Until a court rules y'see....
OK, pro primo, the Geneva Convention does not have a definition of what a war crime is. It just sets a number of rules that apply to international conflicts. In popular speech, breaches of the Geneva Convention are often referred to as war crimes, but there are various different definitions of war crimes, so the usage varies.
When however the International War Crimes Tribunal (now called the ICC, ie the International Criminal Court) was created, they actually did define war crimes in its statutes. The war crimes listed in their statutes can be divided into three groups:
1) Grave breaches of the Geneva Conventions of 1949 and their Additional Protocol I
2) Other serious violations of the laws and customs of war applicable in international armed conflicts
(based primarily on the 1899 Hague Declaration, the 1907 Regulations annexed to the Hague Convention No. IV, the 1925 Geneva Protocol, the 1954 Hague Convention for the Protection of Cultural Property in the Event of Armed Conflict and its protocols, the 1989 Convention on the Rights of the Child, the 1994 Convention on the Safety of United Nations and Associated Personnel, and the Statute of the International Criminal Tribunal for the former Yugoslavia);
3) Serious violations of the laws and customs of war applicable in non-international armed conflicts
(based primarily on Article 3 common to the four Geneva Conventions of 1949, their Additional Protocol II of 1977, the 1999 Optional Protocol to the 1954 Hague Convention for the Protection of Cultural Property in the Event of Armed Conflict, the 1989 Convention on the Rights of the Child, the 1994 Convention on the Safety of United Nations and Associated Personnel, the Statutes of the International Criminal Tribunals for Rwanda and the former Yugoslavia, and the Statute of the Special Court for Sierra Leone).
Source: http://www.icrc.org/eng/resources/docum ... 311008.htm
Thus, violations (or breaches) of the rules set forth in the 1949 Geneva Convention are now (since 2002) declared war crimes in the 2002 Rome Statute, but they are only a subset of its total list of war crimes.
Pro segundo, I think the wording of Art. 8 (2) (b) (viii) of the Rome Statute’s list of war crimes makes it rather clear that the settlements do qualify as such:
The transfer, directly or indirectly, by the Occupying Power of parts of its own civilian population into the territory it occupies, or the deportation or transfer of all or parts of the population of the occupied territory within or outside this territory
As you may notice the wording is very similar to what can be found in Article 49 of the 4th Geneva Convention.
Pro tercio, I agree that it is unlikely that this will ever land in the ICC, mainly because so far the ICC only has jurisdiction over the countries that have ratified the Rome Statute (and Israel has not); but with 121 countries of the roughly 193 there are already having done this, and a further 32 having signed but not ratified, I’d say it is close to being universally agreed upon, and then it will start to qualify as customary law even for those that have not agreed to it.
I do however maintain that it is a war crime, regardless of whether Israel is bound by the rules or not and regardless of whether there ever will be a ruling.
Just as Nicole Simpson was murdered, regardless of whether or not anyone will ever be convicted of it, the settlements are a war crime, regardless of whether anyone will ever be convicted of it.
Besides, as you said:
Using the phrase 'war crime' in this case equates to 'name calling' and is neither diplomatic nor favourable.
You also said:
"As for the legality issue, why don't we leave it to the lawyers to fight it out?" and concluded it's "open to debate".
.... why then do you continue to call the settlements a "war crime"?
Well, diplomats have their own set of rules.
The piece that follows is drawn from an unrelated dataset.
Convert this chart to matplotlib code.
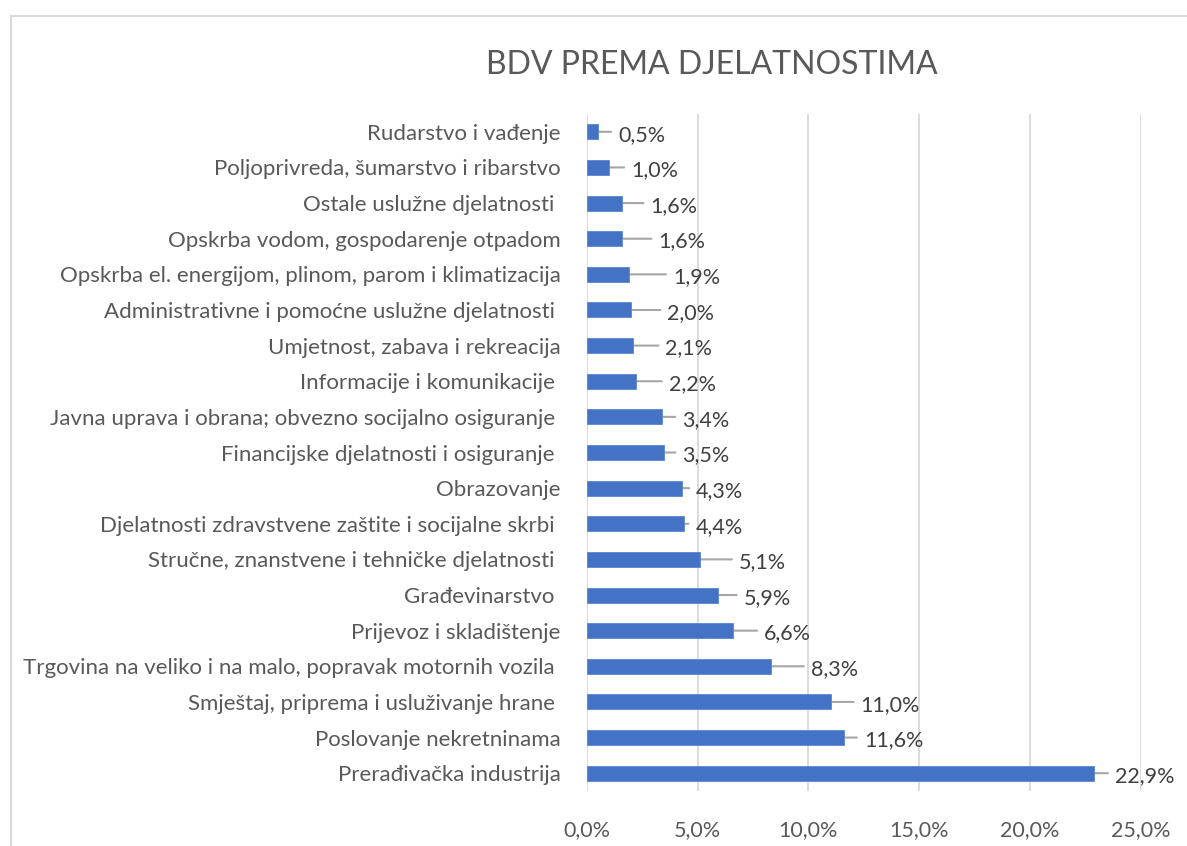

Just the other month a whole bunch of reporters were trying to get anyone at the Swedish department of foreign affairs on record saying that Saudi Arabia is a dictatorship, which it of course is, but everyone kept dodging and evading the word.
“We don’t tend to use that kind of labels…”
“I’m not sure I would use that word, but it’s certainly authoritarian…”
Even though I once contemplated looking for employment at the foreign department, I never did, and thus I feel free to call a spade a spade. And the Israeli settlements on the West Bank do
constitute a war crime, as defined by the Rome Statute.
What is open to debate is whether Israel is bound by these rules, having not ratified the treaty.
Some argue that the wording of the statute says it is only binding to those who have ratified it, others argue that with roughly two thirds of the world on board and this specific crime already being outlawed by the universally accepted Geneva Convention, it is binding even to those who have not.
I’m not enough of an expert of international law* to say which side is right, but I do understand politics enough to understand that no government of a western nation is going to say outright that they consider Israel guilty of war crimes. They really have nothing to gain by doing so, and they could stand to lose a whole lot.
*the little international law I have studied was mainly contract and business law, and does not apply to this situation
After all, one could lable every nation on Earth as "war criminals" by that definition
... if one wanted to open the history books amirite?
Not so sure… let’s see what you can do with eg Norway, holding in mind that laws cannot be applied retro-actively. Looking forward to what you can dig up!
Strangelove wrote:Please stop trying to paint Israel as "the bad guys"!
I’m not. I’m saying “peas in a pod”.
Strangelove wrote: Per wrote:
Some have suggested that Gaza is neither autonomous nor occupied, but rather a gigantic prison camp.
Well those folk should not neglect to point the finger at the jailer to west: Egypt!
Agreed. But interestingly, neither Egypt nor Israel like to point out that they are basically allies.